Directive> Locate all lines in the data below that hold "chart" and show them.

Provided data>
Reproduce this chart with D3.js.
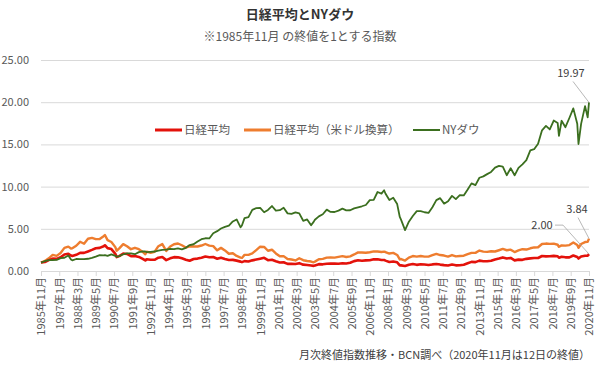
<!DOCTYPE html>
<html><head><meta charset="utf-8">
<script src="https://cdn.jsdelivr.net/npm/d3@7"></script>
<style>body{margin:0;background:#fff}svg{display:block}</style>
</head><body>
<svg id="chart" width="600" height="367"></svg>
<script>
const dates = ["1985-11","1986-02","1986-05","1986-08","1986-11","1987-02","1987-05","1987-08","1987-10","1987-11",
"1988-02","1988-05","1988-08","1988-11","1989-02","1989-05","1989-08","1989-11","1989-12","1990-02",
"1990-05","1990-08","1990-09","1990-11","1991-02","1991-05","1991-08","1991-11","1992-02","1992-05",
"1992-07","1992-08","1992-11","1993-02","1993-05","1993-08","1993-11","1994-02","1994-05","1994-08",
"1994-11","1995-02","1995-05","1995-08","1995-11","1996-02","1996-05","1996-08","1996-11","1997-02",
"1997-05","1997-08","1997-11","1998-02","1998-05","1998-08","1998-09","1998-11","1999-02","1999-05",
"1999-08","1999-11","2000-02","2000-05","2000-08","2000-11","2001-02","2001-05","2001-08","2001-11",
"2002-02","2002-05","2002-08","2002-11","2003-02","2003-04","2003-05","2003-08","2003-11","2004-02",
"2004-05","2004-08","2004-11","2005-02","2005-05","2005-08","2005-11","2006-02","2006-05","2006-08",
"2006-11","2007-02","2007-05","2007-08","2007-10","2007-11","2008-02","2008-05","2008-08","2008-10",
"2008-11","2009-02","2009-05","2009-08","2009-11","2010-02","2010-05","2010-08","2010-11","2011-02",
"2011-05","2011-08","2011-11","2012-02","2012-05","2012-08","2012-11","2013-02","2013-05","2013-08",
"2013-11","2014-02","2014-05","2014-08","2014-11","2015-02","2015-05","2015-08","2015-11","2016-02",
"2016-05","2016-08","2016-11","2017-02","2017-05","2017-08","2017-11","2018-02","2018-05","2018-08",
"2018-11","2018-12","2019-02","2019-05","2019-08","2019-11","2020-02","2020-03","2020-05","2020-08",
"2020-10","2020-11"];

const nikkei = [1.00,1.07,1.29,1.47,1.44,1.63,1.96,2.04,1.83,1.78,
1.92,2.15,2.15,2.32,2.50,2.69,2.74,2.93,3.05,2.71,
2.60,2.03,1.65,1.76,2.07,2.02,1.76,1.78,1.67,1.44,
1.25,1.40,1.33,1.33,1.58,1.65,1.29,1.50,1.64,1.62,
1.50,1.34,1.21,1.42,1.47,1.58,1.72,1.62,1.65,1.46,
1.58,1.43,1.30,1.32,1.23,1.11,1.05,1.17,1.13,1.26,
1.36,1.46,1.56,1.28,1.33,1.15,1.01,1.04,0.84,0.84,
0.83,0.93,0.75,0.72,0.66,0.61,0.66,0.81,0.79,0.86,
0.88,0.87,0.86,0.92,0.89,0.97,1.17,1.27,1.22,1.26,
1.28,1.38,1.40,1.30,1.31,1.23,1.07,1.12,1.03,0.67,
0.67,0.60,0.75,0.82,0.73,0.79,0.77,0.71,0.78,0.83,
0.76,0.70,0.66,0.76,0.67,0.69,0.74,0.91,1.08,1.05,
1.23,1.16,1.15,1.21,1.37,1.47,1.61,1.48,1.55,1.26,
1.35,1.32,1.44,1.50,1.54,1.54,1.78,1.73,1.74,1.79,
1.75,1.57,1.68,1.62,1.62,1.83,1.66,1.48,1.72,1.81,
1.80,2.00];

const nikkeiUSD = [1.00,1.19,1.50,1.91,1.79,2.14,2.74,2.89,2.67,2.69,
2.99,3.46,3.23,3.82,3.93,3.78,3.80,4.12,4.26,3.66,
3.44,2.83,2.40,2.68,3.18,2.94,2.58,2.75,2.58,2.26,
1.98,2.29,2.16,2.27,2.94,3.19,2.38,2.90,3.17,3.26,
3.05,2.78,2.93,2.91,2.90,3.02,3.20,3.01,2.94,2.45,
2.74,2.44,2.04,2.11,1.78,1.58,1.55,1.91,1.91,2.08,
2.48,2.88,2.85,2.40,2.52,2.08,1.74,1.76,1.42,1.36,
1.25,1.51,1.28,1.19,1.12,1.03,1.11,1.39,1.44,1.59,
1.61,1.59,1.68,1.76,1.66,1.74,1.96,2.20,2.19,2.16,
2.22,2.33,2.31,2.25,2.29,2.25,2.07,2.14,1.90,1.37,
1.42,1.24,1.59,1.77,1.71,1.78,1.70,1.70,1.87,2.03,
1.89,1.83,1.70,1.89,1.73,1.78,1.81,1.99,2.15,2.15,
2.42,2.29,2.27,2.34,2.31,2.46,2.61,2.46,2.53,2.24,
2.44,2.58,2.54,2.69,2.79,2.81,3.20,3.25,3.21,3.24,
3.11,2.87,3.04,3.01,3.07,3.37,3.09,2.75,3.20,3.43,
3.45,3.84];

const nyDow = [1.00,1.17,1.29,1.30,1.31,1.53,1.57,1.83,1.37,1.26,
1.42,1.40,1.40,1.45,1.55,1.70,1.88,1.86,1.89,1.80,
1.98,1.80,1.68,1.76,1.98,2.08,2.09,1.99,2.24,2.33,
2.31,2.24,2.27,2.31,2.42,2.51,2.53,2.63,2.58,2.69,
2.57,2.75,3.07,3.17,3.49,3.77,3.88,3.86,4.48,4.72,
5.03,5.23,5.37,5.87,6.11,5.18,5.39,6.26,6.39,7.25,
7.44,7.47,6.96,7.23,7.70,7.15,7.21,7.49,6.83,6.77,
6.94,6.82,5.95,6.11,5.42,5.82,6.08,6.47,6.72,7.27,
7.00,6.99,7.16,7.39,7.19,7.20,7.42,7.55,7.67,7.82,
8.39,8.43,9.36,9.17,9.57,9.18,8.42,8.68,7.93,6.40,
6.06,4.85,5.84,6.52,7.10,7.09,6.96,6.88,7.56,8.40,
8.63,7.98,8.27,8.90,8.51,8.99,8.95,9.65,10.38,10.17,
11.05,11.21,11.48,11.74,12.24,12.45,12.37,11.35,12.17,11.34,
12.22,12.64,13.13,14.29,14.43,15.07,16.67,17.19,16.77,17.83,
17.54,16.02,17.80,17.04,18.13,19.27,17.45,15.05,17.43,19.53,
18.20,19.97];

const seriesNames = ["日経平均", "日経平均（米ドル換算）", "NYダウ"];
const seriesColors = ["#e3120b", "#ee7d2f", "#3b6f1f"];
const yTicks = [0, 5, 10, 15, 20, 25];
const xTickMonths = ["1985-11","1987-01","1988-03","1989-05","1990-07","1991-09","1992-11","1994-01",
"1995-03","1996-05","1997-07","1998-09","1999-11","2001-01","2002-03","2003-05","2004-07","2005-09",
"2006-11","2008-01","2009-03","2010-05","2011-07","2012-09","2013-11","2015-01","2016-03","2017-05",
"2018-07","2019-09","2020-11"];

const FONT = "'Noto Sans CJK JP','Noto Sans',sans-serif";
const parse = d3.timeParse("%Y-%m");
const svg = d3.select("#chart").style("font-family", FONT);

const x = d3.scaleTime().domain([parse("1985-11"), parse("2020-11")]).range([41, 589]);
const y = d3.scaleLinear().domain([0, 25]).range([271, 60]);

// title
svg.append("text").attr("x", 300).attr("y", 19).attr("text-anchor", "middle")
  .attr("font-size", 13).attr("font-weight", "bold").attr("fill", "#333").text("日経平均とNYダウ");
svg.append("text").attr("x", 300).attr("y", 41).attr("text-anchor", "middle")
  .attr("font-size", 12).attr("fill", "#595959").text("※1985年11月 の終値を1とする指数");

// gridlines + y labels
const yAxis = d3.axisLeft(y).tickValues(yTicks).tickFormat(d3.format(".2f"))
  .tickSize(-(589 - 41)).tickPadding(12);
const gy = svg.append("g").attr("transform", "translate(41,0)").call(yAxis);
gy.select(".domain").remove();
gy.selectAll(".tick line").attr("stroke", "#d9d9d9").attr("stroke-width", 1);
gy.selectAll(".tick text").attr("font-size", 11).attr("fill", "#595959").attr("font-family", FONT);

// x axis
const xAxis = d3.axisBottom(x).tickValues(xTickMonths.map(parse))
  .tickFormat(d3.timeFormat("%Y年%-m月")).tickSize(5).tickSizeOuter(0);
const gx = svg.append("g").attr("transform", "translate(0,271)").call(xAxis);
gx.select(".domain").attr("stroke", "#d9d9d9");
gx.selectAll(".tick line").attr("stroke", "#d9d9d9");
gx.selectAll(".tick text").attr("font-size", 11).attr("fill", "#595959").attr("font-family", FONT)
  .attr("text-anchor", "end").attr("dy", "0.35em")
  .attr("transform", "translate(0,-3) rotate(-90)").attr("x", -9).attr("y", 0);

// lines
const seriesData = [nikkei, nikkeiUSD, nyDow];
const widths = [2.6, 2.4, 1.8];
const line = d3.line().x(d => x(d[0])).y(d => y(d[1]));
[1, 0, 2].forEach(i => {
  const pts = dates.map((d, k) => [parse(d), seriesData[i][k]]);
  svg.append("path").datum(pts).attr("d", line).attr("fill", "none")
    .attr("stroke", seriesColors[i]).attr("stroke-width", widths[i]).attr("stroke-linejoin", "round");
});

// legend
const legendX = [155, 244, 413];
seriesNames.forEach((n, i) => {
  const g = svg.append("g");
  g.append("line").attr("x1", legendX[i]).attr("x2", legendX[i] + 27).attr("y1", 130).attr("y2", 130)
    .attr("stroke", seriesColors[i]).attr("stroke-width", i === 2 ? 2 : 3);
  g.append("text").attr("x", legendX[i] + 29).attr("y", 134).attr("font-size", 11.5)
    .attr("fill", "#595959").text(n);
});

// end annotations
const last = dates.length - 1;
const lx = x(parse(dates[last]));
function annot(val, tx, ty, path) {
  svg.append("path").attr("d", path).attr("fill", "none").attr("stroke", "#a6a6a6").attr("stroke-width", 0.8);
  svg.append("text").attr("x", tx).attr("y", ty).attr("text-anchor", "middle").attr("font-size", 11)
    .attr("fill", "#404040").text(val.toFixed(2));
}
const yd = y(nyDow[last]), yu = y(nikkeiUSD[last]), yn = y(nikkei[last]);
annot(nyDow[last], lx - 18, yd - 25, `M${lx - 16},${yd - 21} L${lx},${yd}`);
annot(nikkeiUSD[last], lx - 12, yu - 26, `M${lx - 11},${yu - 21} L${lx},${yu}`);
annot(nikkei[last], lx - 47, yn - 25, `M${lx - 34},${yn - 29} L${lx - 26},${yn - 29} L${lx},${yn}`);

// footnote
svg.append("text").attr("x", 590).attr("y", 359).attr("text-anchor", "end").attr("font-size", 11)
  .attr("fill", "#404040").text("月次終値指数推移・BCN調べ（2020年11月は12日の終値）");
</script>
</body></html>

Result for this task>
Reproduce this chart with D3.js.
<svg id="chart" width="600" height="367"></svg>
const svg = d3.select("#chart").style("font-family", FONT);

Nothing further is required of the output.